A League Of Our Own

Now that Super Bowl XXXIX and the Pro Bowl have been completed, the 2004-05 NFL season is officially over. And also coming to a close is a widely known fan-participation phenomena: fantasy football. Some estimates suggest as many as 30 million Americans are active in fantasy football.

As we fantasy players prepare for football withdrawal and anticipate waiting another year to draft rosters and debate the virtues of Manning vs. Culpepper, it made me contemplate another fantasy sport: fantasy new business.

Imagine a fantasy league of agency new-business pitch teams. You create a roster of agency all-stars and compete against teams drafted by co-workers. Points are tallied by keeping track of actual agency wins. Maybe the 4A’s could create a Web site and oversee the league.

Think of the draft-party debates. What’s the key position to draft—creative or planner? Whom do you make your No. 1 choice—Bogusky or Donny? Perhaps we also draft consultants and score points for pitches they run?

For those of us involved in business development, putting together the right pitch hardly seems like fantasy. So as I head into football withdrawal, I thought I’d share some observations gleaned from fantasy football and agency pitches. The lessons of success are similar.

Strong roster. There is perhaps no greater truth than the need to put the right team on the field. Seasoned players. All capable of open-field running. Yet understanding—and content with —their individual assignments. And don’t overlook the need to exhibit great team chemistry. In the end, this team of all stars must perform as an all-star team.

Savvy coach. A team is only as inspired as its leader. Whether leading fantasy or new business, smart, demanding coaches get the most out of their teams. Successful leaders nurture a team’s personalities and create a winning spirit.

Respect your opponent. Before each game, review the opponent’s roster and recent performance. Use this information to set game strategies. It’s critical to understand an opponent’s strengths and vulnerabilities, to factor in a team’s momentum, to use the element of surprise in one’s playbook.

Four quarters. Hot starts don’t make for strong finishes. A good capabilities meeting isn’t enough. It takes four full quarters of effort to score the victory. Grab the lead. Play to win each quarter. And avoid the need to throw a desperation Hail Mary to pull out the victory.

Fundamentals. A fumble can be costly. Know the fundamentals; practice them. Always do your homework before the meeting. Know the people before they walk into the room. Understand the brand and its challenges. Show interest. Build the relationship from the first moment of contact. Prove in every conversation and every meeting that yours is the team to best handle their business. It’s a game of inches—and often these little things add up to the margin of victory.

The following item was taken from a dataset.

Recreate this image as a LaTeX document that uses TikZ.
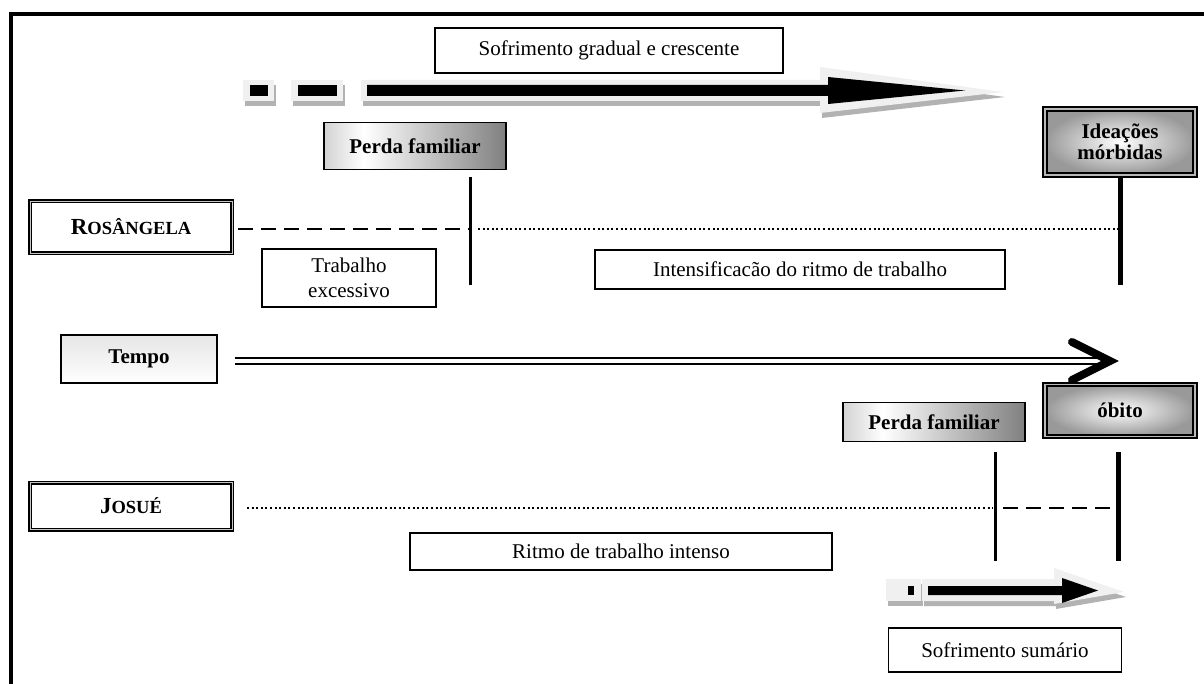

Hard work. Legendary football coach Vince Lombardi said it best: “Winning means you’re willing to go longer, work harder and give more than anyone else.” A 2003 Indiana University study suggests that an average fantasy football team owner spends 15 hours a week managing a roster and watching games. If what seems like an excessive 15 hours is average, imagine the time your league champion spent. New business is no different. Consistent success calls for a fanatical dedication and focus. From the RFP stage to tissue session to final. The agency that wins is the one that outworks and out-thinks the others.

Strong regimen. It’s important to have a practice regimen. These lessons have helped hone our game. And our recent win record is enviable. Even when we occasionally fall short, we still show respectably. Your methods may be different. To that we say fine—we’ll see you on the field.

So what do you say, fantasy fans? Wanna put together a league?